Soon after the Supreme Court ruled that the private Ambani family MoU cannot over-ride the government's right to fix price and approve utilisation of gas and asked the two firms to renegotiate fuel supply, RIL executive director P M S Prasad told PTI that the terms of supply would have to be guided by government's pricing and utilisation policy.
"The price will be what government has fixed... supplies will be subject to government allocating the fuel (to RNRL or its affiliate company) and the tenure of supply will have to be in line with development plan approved for the KG-D6 fields," he said.
In the 2005 family MoU and the January 2006 Gas Supply Master Agreement (GSMA), RIL was to supply 28 million standard cubic meters per day of gas to RNRL for 17 years at $2.34 per million British thermal unit.
The gas was sought by RNRL to fire its proposed 7,800 MW power plant in Dadri, Uttar Pradesh. However, the Government in September 2007 approved a price of USD 4.20 per mmBtu and prioritised existing fertilizer and power plants.
Future plants like the proposed Dadri power plant of Anil Ambani group near Delhi was to be considered for allocation when the plant comes up. Prasad said RIL would renegotiate the GSMA in line with the government policy.
"The price will have to be $4.20 per mmBtu and the tenure shorter." Dhirubhai-1 and Dhirubhai-3 field in KG-D6 block, which have been in production since April last year, have been approved to produce for 9 years and supplies to customers including RNRL or its affiliate would have to be in line with the approved plan.
The Dadri plant may not come before three years and practically supplies cannot be for more than five years. Prasad said the Supreme Court has upheld the company's position that government has a right to approve the price of gas and fix its customers.
"It is a total vindication of what RIL has been saying all along that this gas sector is regulated by the government and we have to work within the ambit of the government policies," he said.
"Gas utilisation policy and prioritisation of customers is beyond doubt and that has been upheld by the supreme court and we have to work within the ambit of this policy." He said the court has also said that Ambani family MoU was not legally binding on RIL. The court has further said that we should renegotiate the agreement with the EGoM decision and production sharing contract, the government policy and that is what we are going to do," Prasad said, adding that the apex court had given six weeks to initiate the process and report to company court after eight weeks.
"So that is what we have to do," he said.
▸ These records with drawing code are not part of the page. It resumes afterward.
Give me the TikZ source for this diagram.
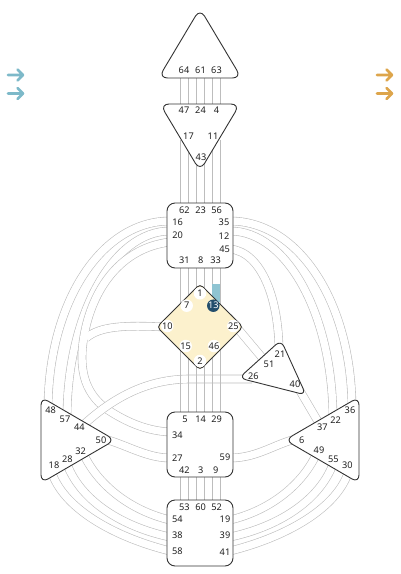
\documentclass[tikz,border=0pt]{standalone}
\usepackage{fontspec}
\setmainfont{Noto Sans}
\usetikzlibrary{arrows.meta}
\definecolor{chan}{HTML}{BDBDBD}
\definecolor{edgec}{HTML}{333333}
\definecolor{gfill}{HTML}{FCF1CD}
\definecolor{navy}{HTML}{234E6C}
\definecolor{tealc}{HTML}{8FC4D2}
\definecolor{arrL}{HTML}{7DB9C9}
\definecolor{arrR}{HTML}{DDA54B}
\begin{document}
\begin{tikzpicture}[x=1pt,y=-1pt,
  channel/.style={draw=chan, line width=0.6pt, double=white, double distance=7.4pt},
  chanout/.style={draw=chan, line width=8.6pt},
  chanin/.style={draw=white, line width=7.4pt},
  thinline/.style={draw=chan, line width=0.6pt},
  centre/.style={draw=edgec, line width=0.9pt, fill=white, rounded corners=8pt},
  gate/.style={font=\fontsize{9.2}{10}\selectfont, inner sep=0pt, text=black!87},
  ggate/.style={gate, circle, fill=white, minimum size=12.5pt},
  arrowmark/.style={line width=2.8pt, line cap=round, line join=round}]
\useasboundingbox (0,0) rectangle (400,574);

% ---------- channel end coordinates ----------
\coordinate (c16) at (170,221);  \coordinate (c48) at (48,410);
\coordinate (c20) at (170,231);  \coordinate (c57) at (67,418);
\coordinate (c20b) at (170,242); \coordinate (c34) at (170,432);
\coordinate (c10) at (165,327);  \coordinate (cjoin) at (86,338);
\coordinate (c35) at (230,221);  \coordinate (c36) at (352,410);
\coordinate (c12) at (230,231);  \coordinate (c22) at (333,420);
\coordinate (c45) at (230,249);  \coordinate (c21) at (279,352);
\coordinate (c25) at (228,317);  \coordinate (c51) at (270,367);
\coordinate (c26) at (252,379);  \coordinate (c44) at (80,428);
\coordinate (c40) at (296,384);  \coordinate (c37) at (323,430);
\coordinate (c59) at (230,458);  \coordinate (c6) at (292,440);
\coordinate (c50) at (108,440);  \coordinate (c27) at (170,458);
\coordinate (c32) at (81,448);   \coordinate (c54) at (170,520);
\coordinate (c28) at (65,458);   \coordinate (c38) at (170,537);
\coordinate (c18) at (50,466);   \coordinate (c58) at (170,551);
\coordinate (c49) at (319,448);  \coordinate (c19) at (230,520);
\coordinate (c55) at (335,458);  \coordinate (c39) at (230,537);
\coordinate (c30) at (350,466);  \coordinate (c41) at (230,551);

% ---------- curved channels ----------
\draw[channel] (c16) .. controls (101,221) and (48,303) .. (c48);
\draw[channel] (c20) .. controls (113,231) and (67,315) .. (c57);
\draw[channel] (c35) .. controls (299,221) and (352,303) .. (c36);
\draw[channel] (c12) .. controls (287,231) and (333,315) .. (c22);
\draw[channel] (c45) .. controls (262,252) and (279,300) .. (c21);
% integration loop (20 - 10 - 34)
\path[chanout] (c20b) .. controls (120,248) and (92,290) .. (84,336)
   .. controls (79,365) and (82,392) .. (108,410)
   .. controls (128,423) and (148,431) .. (c34);
\path[chanout] (c10) .. controls (125,325) and (100,326) .. (cjoin);
\path[chanin] (c20b) .. controls (120,248) and (92,290) .. (84,336)
   .. controls (79,365) and (82,392) .. (108,410)
   .. controls (128,423) and (148,431) .. (c34);
\path[chanin] (c10) .. controls (125,325) and (100,326) .. (cjoin);

\draw[channel] (c25) -- (c51);
\draw[channel] (c40) -- (c37);
\draw[channel] (c59) .. controls (255,458) and (272,446) .. (c6);
\draw[channel] (c50) .. controls (128,446) and (148,458) .. (c27);
\draw[channel] (c32) .. controls (94,482) and (128,510) .. (c54);
\draw[channel] (c28) .. controls (76,497) and (118,526) .. (c38);
\draw[channel] (c18) .. controls (58,505) and (110,536) .. (c58);
\draw[channel] (c49) .. controls (306,482) and (272,510) .. (c19);
\draw[channel] (c55) .. controls (324,497) and (282,526) .. (c39);
\draw[channel] (c30) .. controls (342,505) and (290,536) .. (c41);
\draw[channel] (c26) -- (190,379) .. controls (150,379) and (115,395) .. (c44);

% ---------- vertical channels ----------
\foreach \cx in {184,200,216}{
  \foreach \dx in {-4,4}{
    \draw[thinline] (\cx+\dx,70) -- (\cx+\dx,110);
    \draw[thinline] (\cx+\dx,140) -- (\cx+\dx,208);
    \draw[thinline] (\cx+\dx,264) -- (\cx+\dx,416);
    \draw[thinline] (\cx+\dx,472) -- (\cx+\dx,505);
  }
}
\fill[tealc] (212.3,284) rectangle (219.7,302);

% ---------- centres ----------
\draw[centre, rounded corners=9pt] (200,78) -- (158.5,78) -- (200,8.5) -- (241.5,78) -- cycle;
\draw[centre, rounded corners=9pt] (200,104) -- (240,104) -- (200,171) -- (160,104) -- cycle;
\draw[centre] (167,203) rectangle (233,268);
\draw[centre, fill=gfill, rounded corners=4pt] (178.5,305.5) -- (200,284) -- (243,327) -- (200,370) -- (157,327) -- cycle;
\draw[centre, rounded corners=7pt] (260,359) -- (281,340) -- (306,395) -- (239,378) -- cycle;
\draw[centre] (41,440) -- (41,397) -- (115,440) -- (41,483) -- cycle;
\draw[centre] (359,440) -- (359,397) -- (285,440) -- (359,483) -- cycle;
\draw[centre] (167,412) rectangle (233,477);
\draw[centre] (167,500) rectangle (233,566);

% ---------- gate numbers ----------
\node[gate] (g64) at (184,70.5) {64};
\node[gate] (g61) at (200.5,70.5) {61};
\node[gate] (g63) at (216.5,70.5) {63};
\node[gate] (g47) at (184,110) {47};
\node[gate] (g24) at (200.5,110) {24};
\node[gate] (g4) at (216.5,110) {4};
\node[gate] (g17) at (188.5,136) {17};
\node[gate] (g11) at (213,136) {11};
\node[gate] (g43) at (201,157) {43};

\node[gate] (g62) at (184.3,210) {62};
\node[gate] (g23) at (200.7,210) {23};
\node[gate] (g56) at (216.7,210) {56};
\node[gate] (g16) at (177.7,222.3) {16};
\node[gate] (g20) at (177.7,235.7) {20};
\node[gate] (g35) at (224,222.3) {35};
\node[gate] (g12) at (224,235.7) {12};
\node[gate] (g45) at (224.7,249.3) {45};
\node[gate] (g31) at (184.3,260.7) {31};
\node[gate] (g8) at (200.7,260.7) {8};
\node[gate] (g33) at (215.7,260.7) {33};

\node[ggate] (g1) at (200,293.3) {1};
\node[ggate] (g7) at (186.7,305.7) {7};
\node[ggate, fill=navy, text=white] (g13) at (213.3,305.7) {13};
\node[ggate] (g10) at (167.3,326) {10};
\node[ggate] (g25) at (233.3,326) {25};
\node[ggate] (g15) at (185.7,346) {15};
\node[ggate] (g46) at (214,346) {46};
\node[ggate] (g2) at (200,361) {2};

\node[gate] (g21) at (280,354) {21};
\node[gate] (g51) at (269,364) {51};
\node[gate] (g26) at (253.3,376.7) {26};
\node[gate] (g40) at (295,384) {40};

\node[gate] (g48) at (50.7,410.7) {48};
\node[gate] (g57) at (65,419) {57};
\node[gate] (g44) at (79.3,427.3) {44};
\node[gate] (g50) at (101,440) {50};
\node[gate] (g32) at (80.7,451.7) {32};
\node[gate] (g28) at (67.3,459) {28};
\node[gate] (g18) at (54,465.7) {18};

\node[gate] (g36) at (350,410.7) {36};
\node[gate] (g22) at (335.7,420) {22};
\node[gate] (g37) at (322.3,427.3) {37};
\node[gate] (g6) at (301.7,440) {6};
\node[gate] (g49) at (319,450.7) {49};
\node[gate] (g55) at (333.3,459) {55};
\node[gate] (g30) at (347.3,465.7) {30};

\node[gate] (g5) at (185,419) {5};
\node[gate] (g14) at (200.7,419) {14};
\node[gate] (g29) at (216.7,419) {29};
\node[gate] (g34) at (177.3,435) {34};
\node[gate] (g27) at (177.3,457.7) {27};
\node[gate] (g59) at (225,457.7) {59};
\node[gate] (g42) at (184.3,470) {42};
\node[gate] (g3) at (200.7,470) {3};
\node[gate] (g9) at (215.7,470) {9};

\node[gate] (g53) at (184.3,507.7) {53};
\node[gate] (g60) at (200.7,507.7) {60};
\node[gate] (g52) at (216.7,507.7) {52};
\node[gate] (g54) at (177.3,519.3) {54};
\node[gate] (g38) at (177.3,535.7) {38};
\node[gate] (g58) at (177.3,551.7) {58};
\node[gate] (g19) at (225,519.3) {19};
\node[gate] (g39) at (225,535.7) {39};
\node[gate] (g41) at (225,551.7) {41};

% ---------- arrows ----------
\draw[arrowmark, arrL] (8,75) -- (23,75) (17.5,69.5) -- (23,75) -- (17.5,80.5);
\draw[arrowmark, arrL] (8,93.5) -- (23,93.5) (17.5,88) -- (23,93.5) -- (17.5,99);
\draw[arrowmark, arrR] (377,75) -- (392,75) (386.5,69.5) -- (392,75) -- (386.5,80.5);
\draw[arrowmark, arrR] (377,93.5) -- (392,93.5) (386.5,88) -- (392,93.5) -- (386.5,99);
\end{tikzpicture}
\end{document}
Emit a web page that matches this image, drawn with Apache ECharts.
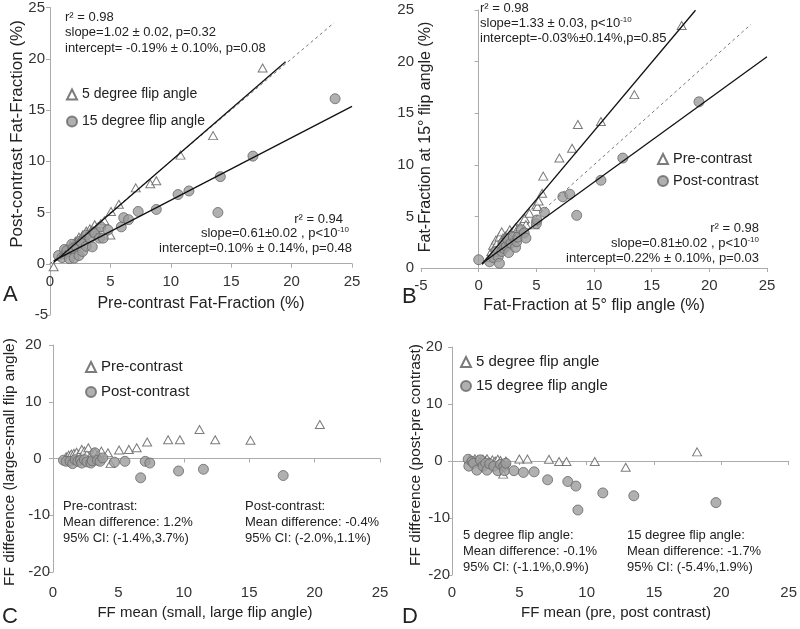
<!DOCTYPE html>
<html><head><meta charset="utf-8">
<script src="https://cdn.jsdelivr.net/npm/echarts@6/dist/echarts.min.js"></script>
<style>html,body{margin:0;padding:0;background:#fff}#c{width:800px;height:629px}</style>
</head><body><div id="c"></div>
<script>
// ---------- DATA ----------
// Panel A: x = pre-contrast FF, y = post-contrast FF
const panelA_5deg = [[0.3,-0.3],[1.0,0.9],[1.2,1.1],[1.4,1.4],[1.6,1.5],[1.7,1.8],[1.9,1.8],[2.0,2.0],[2.1,2.2],[2.3,2.3],[2.4,2.6],[2.6,2.5],[2.7,2.8],[2.9,2.7],[3.0,3.2],[3.2,3.0],[3.3,3.4],[3.5,3.3],[3.7,3.8],[3.9,3.5],[4.2,3.9],[4.5,4.2],[5.0,2.8],[5.05,5.1],[5.7,5.8],[7.1,7.4],[8.3,7.8],[8.8,8.1],[10.8,10.6],[13.5,12.5],[17.6,19.1]];
const panelA_15deg = [[0.7,0.8],[1.0,0.6],[1.2,1.4],[1.4,1.3],[1.6,0.5],[1.8,1.9],[1.9,1.5],[2.0,0.55],[2.2,1.65],[2.4,0.8],[2.5,2.2],[2.6,2.1],[2.7,1.2],[3.0,2.8],[3.0,1.7],[3.3,2.5],[3.5,1.65],[3.6,3.1],[3.7,3.0],[4.1,2.5],[4.2,3.6],[4.4,2.5],[4.8,3.3],[5.9,3.6],[6.1,4.5],[6.5,4.3],[7.3,5.1],[8.8,5.3],[10.6,6.75],[11.5,7.1],[13.9,5.0],[14.1,8.5],[16.8,10.5],[23.6,16.1]];
// Panel B: x = FF at 5 deg, y = FF at 15 deg
const panelB_pre = [[0.9,1.0],[1.1,1.6],[1.25,2.2],[1.4,2.0],[1.5,2.7],[1.6,2.4],[1.8,3.0],[2.0,3.5],[2.1,2.9],[2.3,3.1],[2.5,3.3],[2.7,3.7],[2.9,3.4],[3.0,3.2],[3.2,3.9],[3.4,3.85],[3.6,4.0],[4.0,4.8],[4.1,4.2],[4.4,5.3],[4.85,4.2],[5.0,6.1],[5.1,5.95],[5.2,6.5],[5.5,7.25],[5.6,8.9],[7.0,10.65],[8.1,11.6],[8.6,13.9],[10.6,14.2],[13.5,16.8],[17.6,23.5]];
const panelB_post = [[0.0,0.8],[0.95,0.6],[1.3,1.0],[1.5,1.6],[1.7,1.1],[1.8,0.45],[2.0,1.6],[2.1,2.4],[2.2,1.9],[2.4,2.1],[2.5,2.8],[2.6,1.5],[2.8,2.4],[3.0,3.0],[3.2,2.0],[3.3,2.55],[3.4,3.0],[3.7,3.7],[3.95,3.4],[4.1,2.9],[5.0,4.3],[5.05,4.65],[5.7,5.4],[7.3,6.9],[7.9,7.15],[8.5,5.1],[10.6,8.5],[12.5,10.65],[19.1,16.1]];
// Panel C: x = FF mean (small, large flip), y = difference (large - small)
const panelC_pre = [[1.0,0.3],[1.2,0.6],[1.4,0.8],[1.6,0.9],[1.8,1.1],[2.0,0.7],[2.2,1.6],[2.4,1.3],[2.6,0.8],[2.7,1.9],[3.0,0.9],[3.2,1.1],[3.4,0.6],[3.7,1.3],[4.2,1.0],[4.4,-0.9],[5.05,1.5],[5.8,1.6],[6.4,1.9],[7.2,2.9],[8.8,3.3],[9.7,3.3],[11.2,5.1],[12.4,3.3],[15.1,3.2],[20.4,6.0]];
const panelC_post = [[0.8,-0.3],[1.0,-0.5],[1.3,-0.5],[1.5,-0.9],[1.7,-0.2],[1.9,-0.5],[2.1,-0.3],[2.2,-0.8],[2.4,-0.2],[2.6,-0.6],[2.9,-0.8],[3.0,-0.4],[3.2,1.0],[3.4,-0.3],[3.6,-0.5],[3.8,0.1],[4.7,-0.65],[5.5,-0.5],[6.7,-3.4],[7.05,-0.5],[7.4,-0.8],[9.6,-2.2],[11.5,-1.9],[17.6,-3.0]];
// Panel D: x = FF mean (pre, post), y = difference (post - pre)
const panelD_5deg = [[1.3,0.3],[1.5,0.1],[1.7,0.4],[1.9,0.2],[2.1,0.0],[2.3,0.3],[2.5,0.1],[2.6,0.4],[2.8,-0.2],[3.0,0.2],[3.2,0.0],[3.4,0.3],[3.6,0.1],[3.7,-0.4],[3.8,-2.3],[4.0,0.0],[5.0,0.35],[5.6,0.35],[7.2,0.3],[7.95,-0.1],[8.5,-0.1],[10.6,-0.1],[12.9,-1.1],[18.2,1.6]];
const panelD_15deg = [[1.2,0.3],[1.25,-0.9],[1.5,-0.1],[1.6,-0.4],[1.85,-1.6],[2.1,0.2],[2.3,-0.9],[2.5,-0.4],[2.6,-1.6],[2.8,-0.5],[3.1,-0.9],[3.4,-1.7],[3.6,-0.6],[3.85,-0.9],[3.9,-1.7],[4.0,-0.4],[4.6,-1.7],[5.3,-2.0],[6.1,-1.9],[7.1,-3.3],[8.6,-3.6],[9.2,-4.4],[9.35,-8.6],[11.2,-5.6],[13.5,-6.1],[19.6,-7.3]];
// Regression lines: [slope, intercept, xStart, xEnd]
const fitA_5deg = [1.02, -0.19, 0.3, 19.5];
const fitA_15deg = [0.61, 0.10, 0.3, 25];
const identityA = [1, 0, 0, 23.5];
const fitB_pre = [1.33, -0.03, 0.3, 18.8];
const fitB_post = [0.81, 0.22, 0.3, 25];
const identityB = [1, 0, 0.3, 23.6];
// tick settings
const ticksA = {xMin:0, xMax:25, yMin:-5, yMax:25, step:5};
const ticksB = {xMin:-5, xMax:25, yMin:0, yMax:25, step:5};
const ticksCD = {xMin:0, xMax:25, yMin:-20, yMax:20, xStep:5, yStep:10};

// ---------- HELPERS ----------
const FONT = '"Liberation Sans", Arial, sans-serif';
const AXIS_COLOR = '#ababab';
const TXT = '#222';
function fitLine(p){ const [m,b,x0,x1]=p; return [[x0, m*x0+b],[x1, m*x1+b]]; }
const triStyle = {color:'#fff', borderColor:'#5a5a5a', borderWidth:1};
const cirStyle = {color:'#9c9c9c', borderColor:'#666', borderWidth:1};
function tri(name, data, xi, yi){ return {type:'scatter', name, data, xAxisIndex:xi, yAxisIndex:yi, symbol:'triangle', symbolSize:[9,8], itemStyle:triStyle, z:2, silent:true}; }
function cir(name, data, xi, yi){ return {type:'scatter', name, data, xAxisIndex:xi, yAxisIndex:yi, symbol:'circle', symbolSize:10, itemStyle:cirStyle, z:3, silent:true}; }
function line(data, xi, yi, dashed){ return {type:'line', data, xAxisIndex:xi, yAxisIndex:yi, symbol:'none', silent:true, z:dashed?4:5,
  lineStyle: dashed ? {color:'#777', width:1, type:[3,3]} : {color:'#111', width:1.3}}; }

function xAx(grid, t, onZero, extra){ return Object.assign({type:'value', gridIndex:grid, min:t.xMin, max:t.xMax, interval:t.xStep||t.step,
  splitLine:{show:false},
  axisLine:{show:true, onZero:onZero, lineStyle:{color:AXIS_COLOR, width:1}},
  axisTick:{show:true, length:4, lineStyle:{color:AXIS_COLOR}},
  axisLabel:{fontSize:15, color:'#333', fontFamily:FONT, margin:10}}, extra||{}); }
function yAx(grid, t, onZero, extra){ return Object.assign({type:'value', gridIndex:grid, min:t.yMin, max:t.yMax, interval:t.yStep||t.step,
  splitLine:{show:false},
  axisLine:{show:true, onZero:onZero, lineStyle:{color:AXIS_COLOR, width:1}},
  axisTick:{show:true, length:4, lineStyle:{color:AXIS_COLOR}},
  axisLabel:{fontSize:15, color:'#333', fontFamily:FONT, margin:2}}, extra||{}); }

function txt(x, y, text, size, align, rich){ return {type:'text', x, y, silent:true,
  style:{text, font: size+'px '+FONT, fill:TXT, align:align||'left', textAlign:align||'left', verticalAlign:'middle', textVerticalAlign:'middle', rich: rich}}; }
function vtxt(x, y, text, size){ return {type:'text', x, y, rotation:Math.PI/2, silent:true,
  style:{text, font: size+'px '+FONT, fill:TXT, align:'center', textAlign:'center', verticalAlign:'middle', textVerticalAlign:'middle'}}; }
const supRich = {sup:{fontSize:8, fontFamily:FONT, verticalAlign:'top', lineHeight:14, fill:TXT, color:TXT}};

// grid A geometry: zero line sits (0 - yMin)/(yMax - yMin) of the height above the bottom
const gridA = {left:50, top:7, width:302, height:308};
const zeroOffsetA = -gridA.height * (0 - ticksA.yMin) / (ticksA.yMax - ticksA.yMin);

// ---------- OPTION ----------
const option = {
  animation:false,
  backgroundColor:'#fff',
  textStyle:{fontFamily:FONT},
  grid:[
    gridA,
    {left:421, top:10, width:346, height:258},
    {left:53, top:345, width:327, height:227},
    {left:452, top:347, width:343, height:228}
  ],
  xAxis:[
    xAx(0, ticksA, false, {position:'bottom', offset:zeroOffsetA, axisLabel:{fontSize:15, color:'#333', fontFamily:FONT, margin:11}}),
    xAx(1, ticksB, false),
    xAx(2, ticksCD, true, {axisLabel:{show:false}}),
    xAx(2, ticksCD, false, {position:'bottom', axisLine:{show:false, onZero:false}, axisTick:{show:false}, axisLabel:{fontSize:15, color:'#333', fontFamily:FONT, margin:13}}),
    xAx(3, ticksCD, true, {axisLabel:{show:false}}),
    xAx(3, ticksCD, false, {position:'bottom', axisLine:{show:false, onZero:false}, axisTick:{show:false}, axisLabel:{fontSize:15, color:'#333', fontFamily:FONT, margin:10}})
  ],
  yAxis:[
    yAx(0, ticksA, false, {axisLabel:{fontSize:15, color:'#333', fontFamily:FONT, margin:2, formatter:v=> v>=0 ? v+'\u2009' : String(v)}}),
    yAx(1, ticksB, true, {axisLabel:{fontSize:15, color:'#333', fontFamily:FONT, margin:7}}),
    yAx(2, ticksCD, false, {axisLabel:{fontSize:15, color:'#333', fontFamily:FONT, margin:3, formatter:v=> v>=0 ? v+'\u2007' : String(v)}}),
    yAx(3, ticksCD, false, {axisLabel:{fontSize:15, color:'#333', fontFamily:FONT, margin:2, formatter:v=> v>=0 ? v+'\u2002' : String(v)}})
  ],
  legend:[
    {orient:'vertical', left:61, top:82, itemGap:12, itemWidth:10, itemHeight:10, textStyle:{fontSize:14, color:TXT, fontFamily:FONT, lineHeight:15}, data:['5 degree flip angle','15 degree flip angle'], selectedMode:false},
    {orient:'vertical', left:652, top:146, itemGap:6, itemWidth:10, itemHeight:10, textStyle:{fontSize:14.5, color:TXT, fontFamily:FONT, lineHeight:16}, data:['Pre-contrast','Post-contrast'], selectedMode:false},
    {orient:'vertical', left:80, top:354, itemGap:9, itemWidth:10, itemHeight:10, textStyle:{fontSize:15, color:TXT, fontFamily:FONT, lineHeight:16}, data:['Pre-contrast','Post-contrast'], selectedMode:false},
    {orient:'vertical', left:455, top:349, itemGap:8, itemWidth:10, itemHeight:10, textStyle:{fontSize:15, color:TXT, fontFamily:FONT, lineHeight:16}, data:['5 degree flip angle','15 degree flip angle'], selectedMode:false}
  ],
  series:[
    tri('5 degree flip angle', panelA_5deg, 0, 0),
    cir('15 degree flip angle', panelA_15deg, 0, 0),
    line(fitLine(identityA), 0, 0, true),
    line(fitLine(fitA_5deg), 0, 0, false),
    line(fitLine(fitA_15deg), 0, 0, false),
    tri('Pre-contrast', panelB_pre, 1, 1),
    cir('Post-contrast', panelB_post, 1, 1),
    line(fitLine(identityB), 1, 1, true),
    line(fitLine(fitB_pre), 1, 1, false),
    line(fitLine(fitB_post), 1, 1, false),
    tri('Pre-contrast', panelC_pre, 2, 2),
    cir('Post-contrast', panelC_post, 2, 2),
    tri('5 degree flip angle', panelD_5deg, 4, 3),
    cir('15 degree flip angle', panelD_15deg, 4, 3)
  ],
  graphic:[
    // Panel A annotations
    txt(65, 17, 'r² = 0.98', 13),
    txt(65, 32, 'slope=1.02 ± 0.02, p=0.32', 13),
    txt(65, 48, 'intercept= -0.19% ± 0.10%, p=0.08', 13),
    txt(343, 219, 'r² = 0.94', 13, 'right'),
    txt(349, 233, 'slope=0.61±0.02 , p<10{sup|-10}', 13, 'right', supRich),
    txt(352, 248, 'intercept=0.10% ± 0.14%, p=0.48', 13, 'right'),
    // Panel B annotations
    txt(480, 8, 'r² = 0.98', 13),
    txt(480, 23, 'slope=1.33 ± 0.03, p<10{sup|-10}', 13, 'left', supRich),
    txt(480, 38, 'intercept=-0.03%±0.14%,p=0.85', 13),
    txt(759, 228, 'r² = 0.98', 13, 'right'),
    txt(759, 243, 'slope=0.81±0.02 , p<10{sup|-10}', 13, 'right', supRich),
    txt(759, 258, 'intercept=0.22% ± 0.10%, p=0.03', 13, 'right'),
    // Panel C annotations
    txt(63, 506, 'Pre-contrast:', 13),
    txt(63, 522, 'Mean difference: 1.2%', 13),
    txt(63, 538, '95% CI: (-1.4%,3.7%)', 13),
    txt(245, 506, 'Post-contrast:', 13),
    txt(245, 522, 'Mean difference: -0.4%', 13),
    txt(245, 538, '95% CI: (-2.0%,1.1%)', 13),
    // Panel D annotations
    txt(463, 535, '5 degree flip angle:', 13),
    txt(463, 551, 'Mean difference: -0.1%', 13),
    txt(463, 567, '95% CI: (-1.1%,0.9%)', 13),
    txt(627, 535, '15 degree flip angle:', 13),
    txt(627, 551, 'Mean difference: -1.7%', 13),
    txt(627, 567, '95% CI: (-5.4%,1.9%)', 13),
    // axis titles
    txt(201, 304, 'Pre-contrast Fat-Fraction (%)', 16, 'center'),
    vtxt(17, 134, 'Post-contrast Fat-Fraction (%)', 17),
    txt(594, 306, 'Fat-Fraction at 5° flip angle (%)', 16, 'center'),
    vtxt(426, 137, 'Fat-Fraction at 15° flip angle (%)', 16),
    txt(205, 613, 'FF mean (small, large flip angle)', 15, 'center'),
    vtxt(10, 462, 'FF difference (large-small flip angle)', 15.5),
    txt(616, 613, 'FF mean (pre, post contrast)', 15, 'center'),
    vtxt(416, 455, 'FF difference (post-pre contrast)', 15.5),
    // panel letters
    txt(3, 295, 'A', 22),
    txt(402, 297, 'B', 22),
    txt(2, 617, 'C', 22),
    txt(402, 617, 'D', 22)
  ]
};
const chart = echarts.init(document.getElementById('c'), null, {renderer:'canvas'});
chart.setOption(option);
</script>
</body></html>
Prasad said RIL has been saying that a contractor discovers market price and the government holds the right to reject it or approve it with changes.
"That right (of government) we never contested," he said. On the marketing freedom to operators, the Supreme Court said it is not absolute, he said.
"We have to be within the utilisation policy for the larger good of the nation." RIL is currently producing 62-63 million standard cubic meters per day from KG-D6.